CPUThrottlingHigh alert too easily triggered
lnovara opened this issue · 4 comments
The CPUThrottlingHigh
alert is used to notify if the Kubelet is throttling the pod's CPU usage for more than 25% of time in the last 5 minutes. While this might indicate wrong CPU limits there are particular class of pods (e.g. node-exporter) that are more subject to throttling than other.
My proposal is either to drop this alert or to increase the threshold to, at least, 50-75% given the narrow time window.
What's your opinion about this?
I am also attaching some issues from upstream projects.
Refs:
Is not easy to tune this kind of alert, is very domain-specific and depends a lot on the application's behavior. We can try to set it higher (50-75%) as you suggested, and analyze the behavior after that change.
It's not clear to me if the problem is the alert itself or the current limits values in use.

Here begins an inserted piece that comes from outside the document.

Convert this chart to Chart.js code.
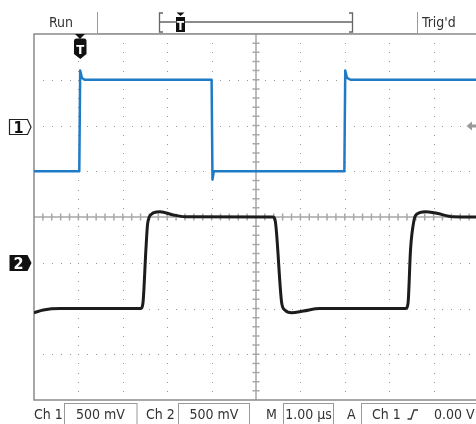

If I understand correctly, you are proposing to change only the alert threshold, right? In that case, we won't know that the pods are being throttled. How much of an issue is that?
Would it make sense to drop the limits instead for some pods like OpenShift did for the monitoring ones?
Can we temporarily disable this kind of alert? I think that is causing more problems than advantages and the great risk of all is that you eventually get used to see alerting in the Slack channel, and this drives to don't bother to them.
I am literally riddled by these alerts 🔫
being that we are being DDoS by these alerts 😄 I'd say let's drop them and revisit them in the future. Or if possible leave them muted by default so one can go to alertmanager's dashboard and see them if needed.